Jonathan Levin
Economist and academic leader Jonathan Levin became Stanford University's thirteenth president in 2024.
He earned undergraduate degrees in English and Mathematics at Stanford in 1994, an M.Phil in Economics at Oxford University in 1996, and a PhD in Economics at the Massachusetts Institute of Technology in 1999. After joining the Stanford faculty in 2000, Levin became the Holbrook Working Professor of Price Theory in the Department of Economics and served as department chair from 2011 to 2014. Prior to assuming the presidency, Levin was the Philip H. Knight Professor and in 2016 became the tenth dean of Stanford's Graduate School of Business.
Levin’s scholarly work has spanned topics ranging from incentive contracts to game theory, e-commerce, and health insurance. He has conducted influential research on the organization and design of markets, subprime lending, and empirical methods to study imperfect competition. He is widely recognized for his scholarship in industrial organization and market design.

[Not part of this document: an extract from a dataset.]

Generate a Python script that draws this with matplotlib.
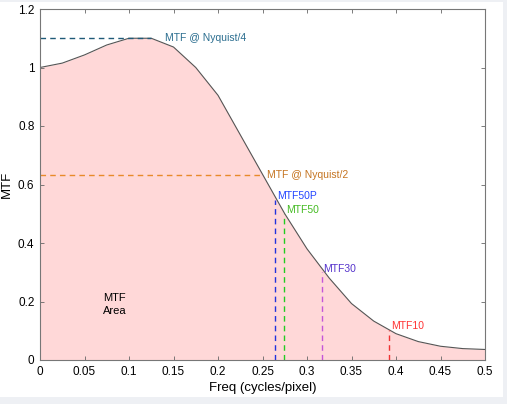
import numpy as np
import matplotlib
matplotlib.use("Agg")
import matplotlib.pyplot as plt
from matplotlib.patches import Rectangle

plt.rcParams['font.family'] = ['Liberation Sans', 'DejaVu Sans']

# MTF curve
freq = [0, 0.025, 0.05, 0.075, 0.1, 0.125, 0.15, 0.175, 0.2, 0.225, 0.25,
        0.275, 0.3, 0.325, 0.35, 0.375, 0.4, 0.425, 0.45, 0.475, 0.5]
mtf = [1.0, 1.015, 1.043, 1.077, 1.1, 1.1, 1.07, 1.0, 0.905, 0.77, 0.635,
       0.5, 0.38, 0.28, 0.193, 0.133, 0.09, 0.063, 0.047, 0.039, 0.036]

# horizontal markers: (label, freq, mtf)
nyq4 = ("MTF @ Nyquist/4", 0.125, 1.1)
nyq2 = ("MTF @ Nyquist/2", 0.25, 0.632)

# vertical markers
vnames = ["MTF50P", "MTF50", "MTF30", "MTF10"]
vfreq = [0.264, 0.2745, 0.3165, 0.392]
vmtf = [0.547, 0.5, 0.3, 0.103]
vline_colors = ["#2233dd", "#22cc22", "#c455d8", "#ee3333"]
vtext_colors = ["#2244ff", "#44bb22", "#5533cc", "#ff3333"]

xticks = [0, 0.05, 0.1, 0.15, 0.2, 0.25, 0.3, 0.35, 0.4, 0.45, 0.5]
xticklabels = ["0", "0.05", "0.1", "0.15", "0.2", "0.25", "0.3", "0.35", "0.4", "0.45", "0.5"]
yticks = [0, 0.2, 0.4, 0.6, 0.8, 1.0, 1.2]
yticklabels = ["0", "0.2", "0.4", "0.6", "0.8", "1", "1.2"]

fig = plt.figure(figsize=(5.07, 4.04), dpi=100, facecolor="#eef0f4")
bg = Rectangle((0, 7 / 404), 503 / 507, 395 / 404, transform=fig.transFigure,
               facecolor="white", edgecolor="none", zorder=-5)
fig.add_artist(bg)
ax = fig.add_axes([40 / 507, 44 / 404, 445 / 507, 351 / 404])

ax.fill_between(freq, mtf, 0, color="#ffd8d8", lw=0)
ax.plot(freq, mtf, color="#555555", lw=0.8)

ax.plot([0, nyq4[1]], [nyq4[2], nyq4[2]], ls=(0, (4, 3)), color="#1f5a78", lw=1)
ax.text(nyq4[1] + 0.015, nyq4[2], nyq4[0], color="#2a6d8f", fontsize=7.5, va="center")
ax.plot([0, nyq2[1]], [nyq2[2], nyq2[2]], ls=(0, (4, 3)), color="#e88a2a", lw=1)
ax.text(nyq2[1] + 0.005, nyq2[2], nyq2[0], color="#c57420", fontsize=7.5, va="center")

for name, f, m, lc, tc in zip(vnames, vfreq, vmtf, vline_colors, vtext_colors):
    ax.plot([f, f], [0, m], ls=(0, (4, 3)), color=lc, lw=1)
    ax.text(f + 0.002, m + 0.012, name, color=tc, fontsize=7.5, va="center")

ax.text(0.0705, 0.19, "MTF\nArea", fontsize=8, va="center", ha="left",
        multialignment="left", linespacing=1.3)

ax.set_xlim(0, 0.5)
ax.set_ylim(0, 1.2)
ax.set_xticks(xticks)
ax.set_xticklabels(xticklabels)
ax.set_yticks(yticks)
ax.set_yticklabels(yticklabels)
ax.tick_params(direction="in", top=True, right=True, length=3, width=0.6,
               color="#666666", labelsize=8.5, pad=4)
for s in ax.spines.values():
    s.set_color("#777777")
    s.set_linewidth(0.8)
ax.set_xlabel("Freq (cycles/pixel)", fontsize=9.5, labelpad=3)
ax.set_ylabel("MTF", fontsize=9.5, labelpad=4)

fig.savefig("out.png", dpi=100, facecolor=fig.get_facecolor())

In 2011, he received the John Bates Clark Medal as the economist under the age of 40 who has made the most significant contribution to economic thought and knowledge.
Levin serves as a member of President Biden’s Council of Advisors on Science and Technology. He is a Trustee of the Gordon and Betty Moore Foundation. He has consulted widely in industry and government. He was part of the international expert group that designed the first vaccine Advance Market Commitment for pneumococcal disease and participated in the design of the FCC’s noted broadcast spectrum incentive auction.